Can this be used to show that the space is gravity-free?

In contrast to the other answers here, I will start by saying that the answer to this question is "yes". However, the answer to the converse question (which you unfortunately put in the title), is emphatically "no". Consider for example regular Euclidean space with spherical coordinates. The Christoffel symbols are not zero, but the space is obviously flat. On the other hand, if the Christoffel symbols are zero, the space under consideration must be flat.

Answer 5

There are two ways to think about it and which of them is more appropriate depends on what you define as "gravity".

1. When the symbols are zero, the equations of motion are manifestly special-relativistic.
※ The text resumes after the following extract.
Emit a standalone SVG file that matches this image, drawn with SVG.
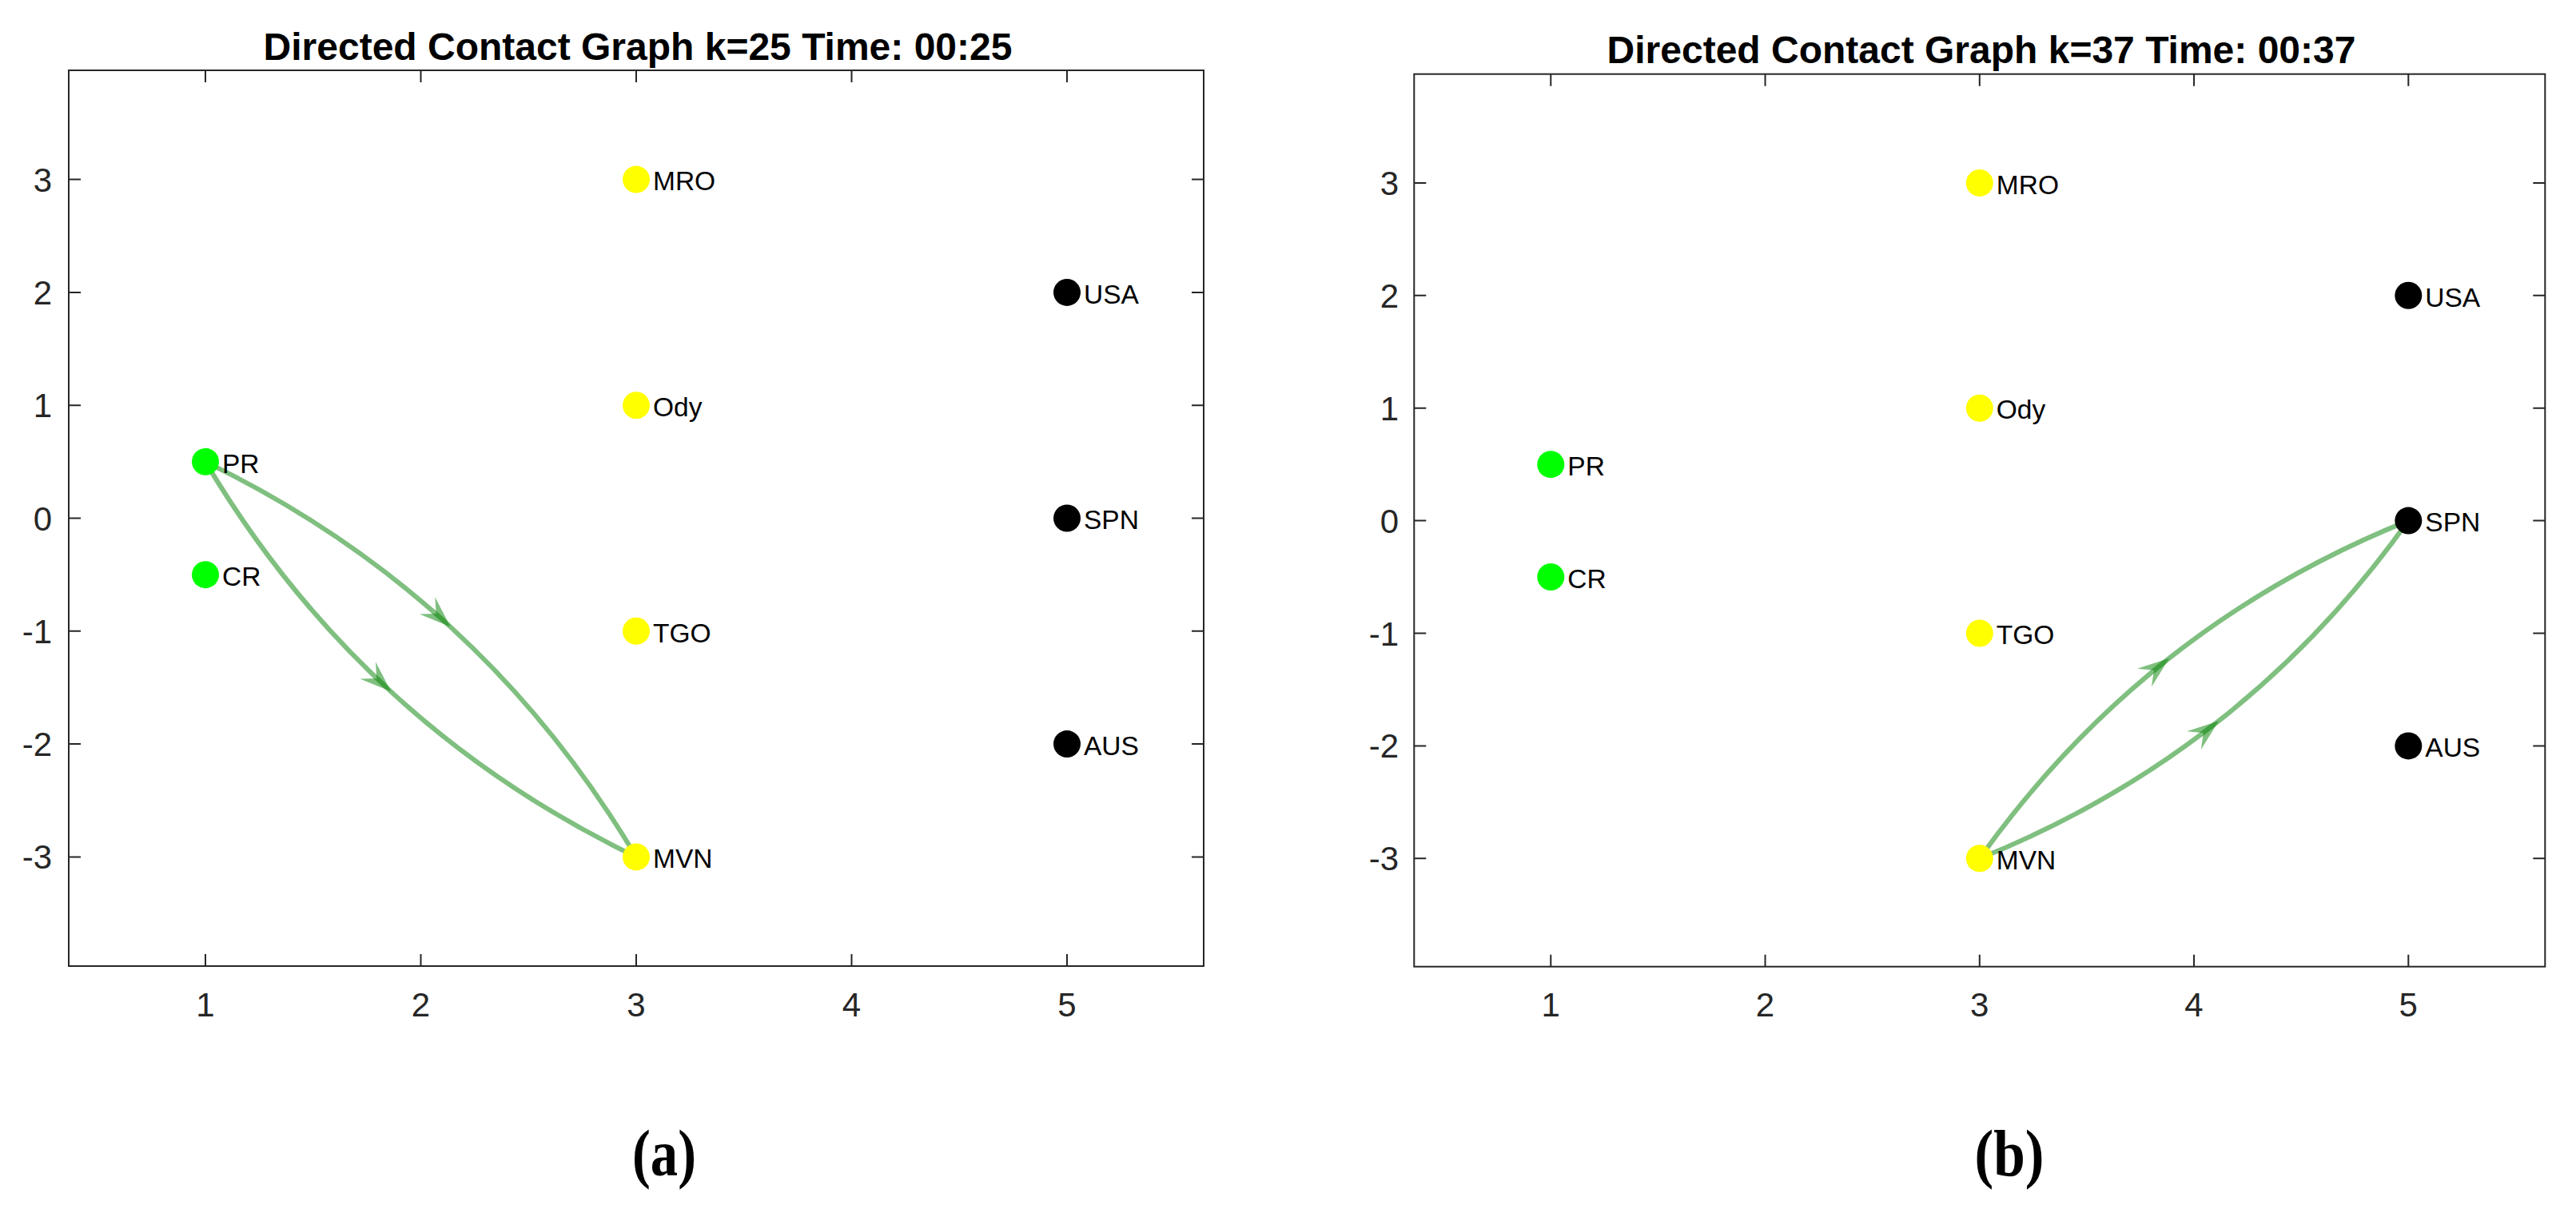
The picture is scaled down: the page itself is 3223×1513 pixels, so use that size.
<svg xmlns="http://www.w3.org/2000/svg" width="3223" height="1513" viewBox="0 0 3223 1513">
<style>
.bg{fill:#ffffff}
.ax{fill:none;stroke:#262626;stroke-width:2}
.tk{fill:none;stroke:#262626;stroke-width:2}
.tl{font-family:"Liberation Sans",Arial,sans-serif;font-size:42px;fill:#262626}
.tx{text-anchor:middle}
.ty{text-anchor:end}
.title{font-family:"Liberation Sans",Arial,sans-serif;font-size:48px;font-weight:bold;fill:#000;text-anchor:middle}
.lbl{font-family:"Liberation Sans",Arial,sans-serif;font-size:33.5px;fill:#000}
.edge{fill:none;stroke:#008000;stroke-opacity:0.5;stroke-width:6;marker-mid:url(#arr)}
.cap{font-family:"Liberation Serif","Times New Roman",serif;font-weight:bold;font-size:83px;fill:#000;text-anchor:middle}
.g{fill:#00ff00}
.y{fill:#ffff00}
.k{fill:#000000}
</style>
<defs>
<marker id="arr" markerUnits="userSpaceOnUse" orient="auto" overflow="visible" markerWidth="1" markerHeight="1" refX="0" refY="0">
<path d="M0,0 L-39.5,-14.4 L-24.5,0 L-39.5,14.4 Z" fill="#008000" fill-opacity="0.5"/>
</marker>
</defs>
<rect class="bg" x="0" y="0" width="3223" height="1513"/>

<!-- Panel (a) axes -->
<g id="axes-a">
<text class="title" x="798" y="75">Directed Contact Graph k=25 Time: 00:25</text>
<rect class="ax" x="86" y="88" width="1420" height="1121"/>
<path class="tk" d="M257,88v15M526.5,88v15M796,88v15M1065.5,88v15M1335,88v15
M257,1209v-15M526.5,1209v-15M796,1209v-15M1065.5,1209v-15M1335,1209v-15
M86,224.6h15M86,365.9h15M86,507.2h15M86,648.5h15M86,789.8h15M86,931.1h15M86,1072.4h15
M1506,224.6h-15M1506,365.9h-15M1506,507.2h-15M1506,648.5h-15M1506,789.8h-15M1506,931.1h-15M1506,1072.4h-15"/>
<g class="tl tx">
<text x="257" y="1272">1</text>
<text x="526.5" y="1272">2</text>
<text x="796" y="1272">3</text>
<text x="1065.5" y="1272">4</text>
<text x="1335" y="1272">5</text>
</g>
<g class="tl ty">
<text x="65" y="239.6">3</text>
<text x="65" y="380.9">2</text>
<text x="65" y="522.2">1</text>
<text x="65" y="663.5">0</text>
<text x="65" y="804.8">-1</text>
<text x="65" y="946.1">-2</text>
<text x="65" y="1087.4">-3</text>
</g>
<text class="cap" x="831" y="1471" textLength="80" lengthAdjust="spacingAndGlyphs">(a)</text>
</g>

<!-- Panel (b) axes -->
<g id="axes-b">
<text class="title" x="2479" y="79">Directed Contact Graph k=37 Time: 00:37</text>
<rect class="ax" x="1769.3" y="92.7" width="1415" height="1117"/>
<path class="tk" d="M1940.3,92.7v15M2208.55,92.7v15M2476.8,92.7v15M2745.05,92.7v15M3013.3,92.7v15
M1940.3,1209.7v-15M2208.55,1209.7v-15M2476.8,1209.7v-15M2745.05,1209.7v-15M3013.3,1209.7v-15
M1769.3,228.9h15M1769.3,369.8h15M1769.3,510.7h15M1769.3,651.6h15M1769.3,792.5h15M1769.3,933.4h15M1769.3,1074.3h15
M3184.3,228.9h-15M3184.3,369.8h-15M3184.3,510.7h-15M3184.3,651.6h-15M3184.3,792.5h-15M3184.3,933.4h-15M3184.3,1074.3h-15"/>
<g class="tl tx">
<text x="1940.3" y="1272">1</text>
<text x="2208.55" y="1272">2</text>
<text x="2476.8" y="1272">3</text>
<text x="2745.05" y="1272">4</text>
<text x="3013.3" y="1272">5</text>
</g>
<g class="tl ty">
<text x="1750" y="243.9">3</text>
<text x="1750" y="384.8">2</text>
<text x="1750" y="525.7">1</text>
<text x="1750" y="666.6">0</text>
<text x="1750" y="807.5">-1</text>
<text x="1750" y="948.4">-2</text>
<text x="1750" y="1089.3">-3</text>
</g>
<text class="cap" x="2514" y="1471" textLength="87" lengthAdjust="spacingAndGlyphs">(b)</text>
</g>

<!-- Connectors -->
<g id="connectors">
<path id="a-PR-MVN-1" class="edge" d="M257,577.85 Q428.95,660.98 563.7,784.6 Q698.45,908.25 796,1072.4"/>
<path id="a-PR-MVN-2" class="edge" d="M257,577.85 Q354.55,741.98 489.3,865.6 Q624.05,989.25 796,1072.4"/>
<path id="b-MVN-SPN-1" class="edge" d="M2476.8,1074.3 Q2580,929.35 2714.1,823.7 Q2848.25,718 3013.3,651.6"/>
<path id="b-MVN-SPN-2" class="edge" d="M2476.8,1074.3 Q2641.85,1007.9 2776,902.2 Q2910.1,796.55 3013.3,651.6"/>
</g>

<!-- Panel (a) nodes -->
<g id="a-PR"><circle class="g" cx="257" cy="577.85" r="17"/><text class="lbl" x="278" y="591.6">PR</text></g>
<g id="a-CR"><circle class="g" cx="257" cy="719.15" r="17"/><text class="lbl" x="278" y="732.9">CR</text></g>
<g id="a-MRO"><circle class="y" cx="796" cy="224.6" r="17"/><text class="lbl" x="817" y="238.3">MRO</text></g>
<g id="a-Ody"><circle class="y" cx="796" cy="507.2" r="17"/><text class="lbl" x="817" y="520.9">Ody</text></g>
<g id="a-TGO"><circle class="y" cx="796" cy="789.8" r="17"/><text class="lbl" x="817" y="803.5">TGO</text></g>
<g id="a-MVN"><circle class="y" cx="796" cy="1072.4" r="17"/><text class="lbl" x="817" y="1086.1">MVN</text></g>
<g id="a-USA"><circle class="k" cx="1335" cy="365.9" r="17"/><text class="lbl" x="1356" y="379.6">USA</text></g>
<g id="a-SPN"><circle class="k" cx="1335" cy="648.5" r="17"/><text class="lbl" x="1356" y="662.2">SPN</text></g>
<g id="a-AUS"><circle class="k" cx="1335" cy="931.1" r="17"/><text class="lbl" x="1356" y="944.8">AUS</text></g>

<!-- Panel (b) nodes -->
<g id="b-PR"><circle class="g" cx="1940.3" cy="581.15" r="17"/><text class="lbl" x="1961.3" y="594.9">PR</text></g>
<g id="b-CR"><circle class="g" cx="1940.3" cy="722.05" r="17"/><text class="lbl" x="1961.3" y="735.8">CR</text></g>
<g id="b-MRO"><circle class="y" cx="2476.8" cy="228.9" r="17"/><text class="lbl" x="2497.8" y="242.6">MRO</text></g>
<g id="b-Ody"><circle class="y" cx="2476.8" cy="510.7" r="17"/><text class="lbl" x="2497.8" y="524.4">Ody</text></g>
<g id="b-TGO"><circle class="y" cx="2476.8" cy="792.5" r="17"/><text class="lbl" x="2497.8" y="806.2">TGO</text></g>
<g id="b-MVN"><circle class="y" cx="2476.8" cy="1074.3" r="17"/><text class="lbl" x="2497.8" y="1088">MVN</text></g>
<g id="b-USA"><circle class="k" cx="3013.3" cy="369.8" r="17"/><text class="lbl" x="3034.3" y="383.5">USA</text></g>
<g id="b-SPN"><circle class="k" cx="3013.3" cy="651.6" r="17"/><text class="lbl" x="3034.3" y="665.3">SPN</text></g>
<g id="b-AUS"><circle class="k" cx="3013.3" cy="933.4" r="17"/><text class="lbl" x="3034.3" y="947.1">AUS</text></g>
</svg>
In other words, when the symbols are zero, the coordinate velocities of a projectile will remain constant with time for a free particle. If we mean by the absence of gravity that the coordinate velocities of a projectile remain constant with time (i.e. we identify the absence of gravity with the inertial character coordinate set-up) then the symbols being zero does imply the absence of gravity.

2. When the symbols are non-zero at a point, it is always possible to find a coordinate transformation that makes the symbol zero at that point and vice-versa. This makes the above definition of gravity highly coordinate dependent. That is to say that the definition that identifies the absence of gravity with the inertial character of the coordinates will conclude that even if the underlying spacetime is the same, there exists gravity in one frame and there doesn't exist gravity in another frame. Thus, we define a different and a more useful notion of gravity by identifying gravity with the curvature of spacetime. The curvature of spacetime is a coordinate independent fact. Physically, if two geodesics that are parallel at one point converge or diverge as they progress then the curvature is said to be non-zero and vice-versa. All the physical bodies or energy densities that change the topology of the spacetime and makes it non-Minkowskian, always introduce the curvature in the spacetime. It is for this reason that identifying gravity with the curvature is more useful. Because then the absence or the presence of gravity will tell us whether your underlying spacetime is Minkowskian or not. With this definition of gravity, the vanishing symbols do not mean that gravity is absent. It is the Reimann curvature tensor that would have to vanish to mean that the gravity is absent.